Art Exhibitions 2021

September 27, 2020Events

Banner Image: Erdem Taşdelen: A Minaret for the General’s Wife. Installation view: Mercer Union, 2020. Courtesy the Artist. Photo: Toni Hafkenscheid.

Until Feb. 27, 2021

Erdem Taşdelen: A Minaret for the General’s Wife at Mercer Union: The starting point for Erdem Taşdelen’s commissioned work is a little-known architectural oddity located in the Lithuanian city of Kėdainiai, approximately 120 km from the capital Vilnius. In A Minaret for the General’s Wife, the minaret becomes a metaphor for that peculiar and potent feeling of being corporeally out of place.

Until Mar. 2021

Archipelago at MOCA Toronto: Taiwanese contemporary painter and conceptual artist Michael Lin has been commissioned by MOCA to produce a major site-specific spatial painting for the museum’s entrance floor.

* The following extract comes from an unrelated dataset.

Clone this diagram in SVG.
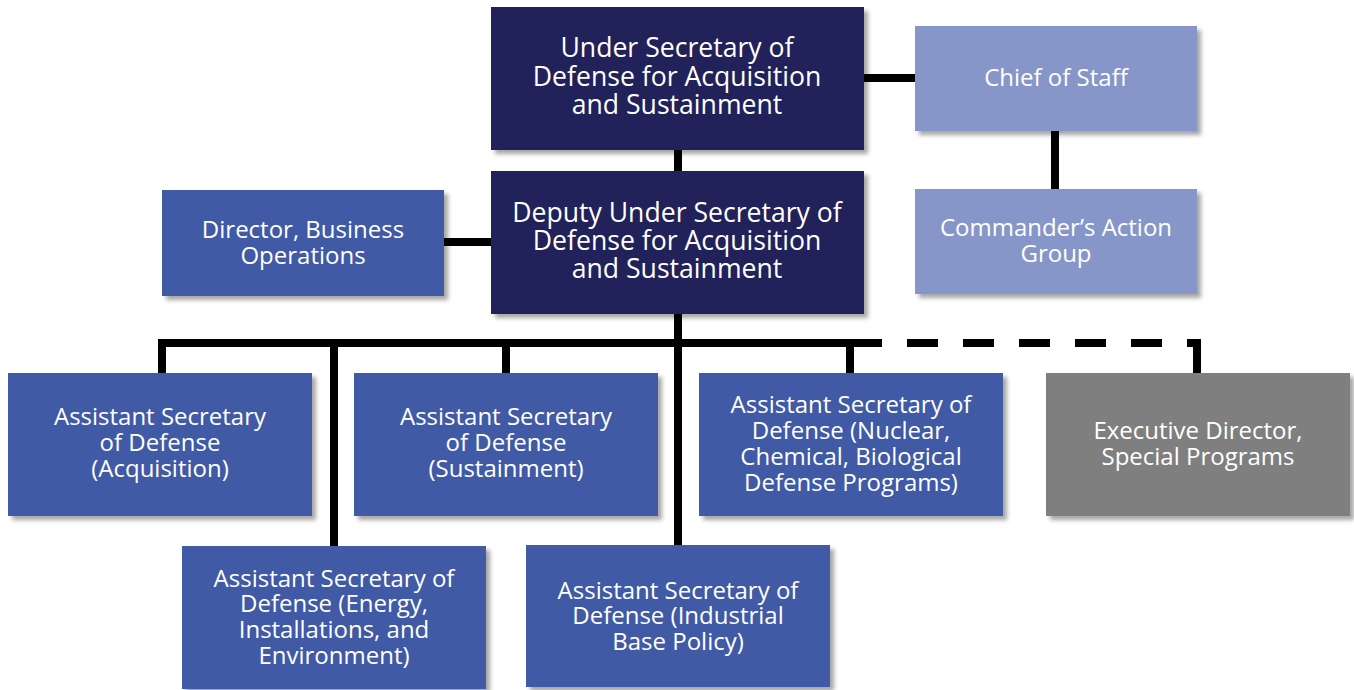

Transforming the institutional architecture of the public museum, his unconventional paintings invite visitors to reconsider their usual perception of those spaces, and to become an integral part of the work, giving meaning to the museum’s potential as an area for interaction, encounter, and re-creation.

Until Mar. 21, 2021

A Heap of Random Sweepings at the Koffler Gallery: Toronto-based artist Sameer Farooq creates community-based models of participation and knowledge production in order to re-imagine a material record of the present. At the Koffler Gallery, Farooq creates a new immersive installation of sculptural, print and audio works addressing the fraught and violent histories of encyclopaedic museum collections, their colonial origins, structures and impulses. 

Until Apr. 11, 2021

Spaghetti Blockchain at MOCA Toronto: MOCA is working with Argentina-born, New York-based artist Mika Rottenberg to present three of her most recent film installations along with a number of sculptural works. This will be the first time that Rottenberg’s work is exhibited in Toronto. 

Until Apr. 17, 2021

Jorian Charlton at Gallery TPW: Wedge Curatorial Projects in collaboration with Gallery TPW is pleased to present Out of Many. Charlton’s exhibition pairs vintage 35mm slides from the artist’s family archive from the 1970s and 80s in Jamaica, Toronto, and New York with her own photographic practice that explores new visual references around Black aesthetics and Jamaican-Canadian identity.